Environments in Risk of Rain 2 are also instantly compelling. The game obviously isn’t a technical marvel, but the art style it employs helps it achieve a very distinct and striking look. That style, combined with some gorgeous vistas – that you will really appreciate if you get the chance to look at them amidst the explosive action – give every location in the game a sense of mystery and desolate beauty. There’s also a decent bit of variety here, from arid deserts and fiery hellscapes to frozen wastelands and green hills. Together, the game’s low-fi music, its environments, and its art design give the game a great deal of atmosphere.
“Environments in Risk of Rain 2 are also instantly compelling. The game obviously isn’t a technical marvel, but the art style it employs helps it achieve a very distinct and striking look.”
Risk of Rain 2 has a very acute understanding of what makes roguelikes fun. It’s progression is fast and rewarding, which means you always feel like you’re working toward something meaningful. Its loot is varied and impactful, which means it’s actually worth investing in and seeking out. Its enemies are formidable and and attack you in droves, which means fighting against them is always a joy, especially when you fight them in numbers.
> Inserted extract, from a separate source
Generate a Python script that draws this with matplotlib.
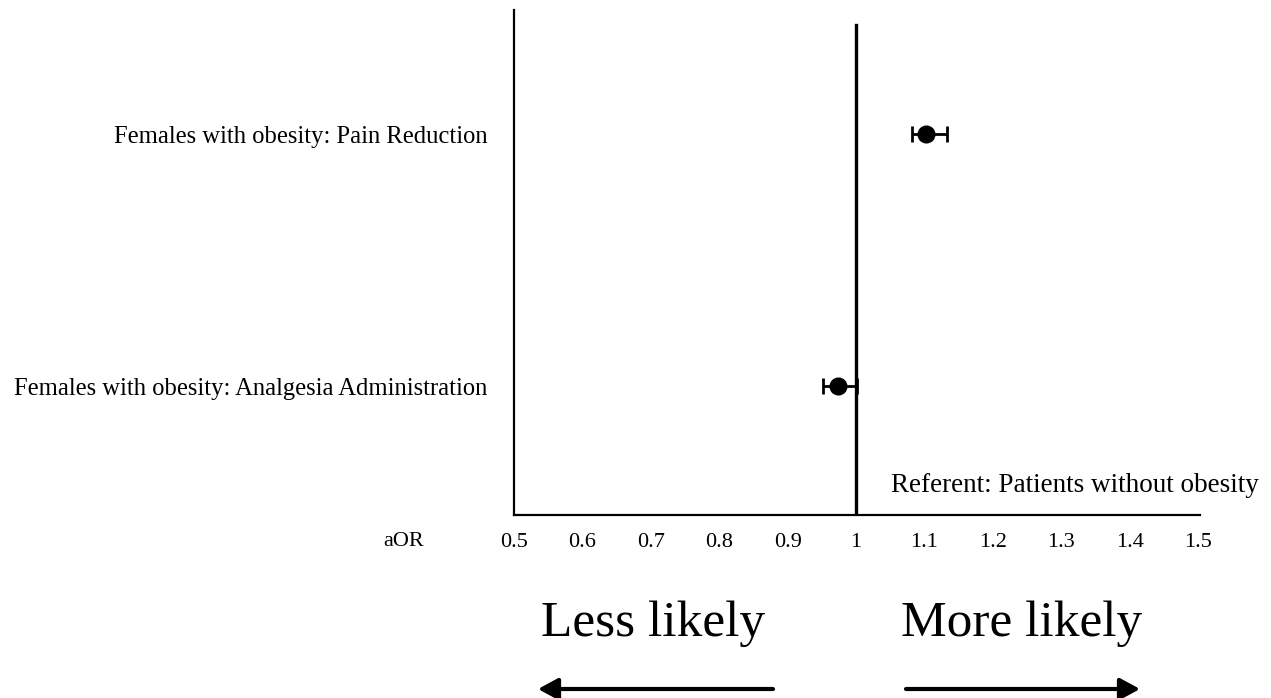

Risk of Rain 2 has that crucial “one more run” quality that the best roguelikes need to have, and offers a deeply compelling and addictive experience that proves that Hopoo Games can make a good roguelike regardless of what it looks like.
This game was reviewed on PC.
Combat is explosive and chaotic; Fast progression sees your character powering up with scores of loot in dynamic and unpredictable ways; Lots of variety in enemies, loot, and playable characters; Atmospheric environments are brought to life with great music and excellent art style.
The early stages of every run can feel a bit dull and tedious, especially when playing solo.
Risk of Rain 2 has that crucial “one more run” quality that the best roguelikes need to have, and offers a deeply compelling and addictive experience that proves that Hopoo Games can make a good roguelike regardless of what it looks like.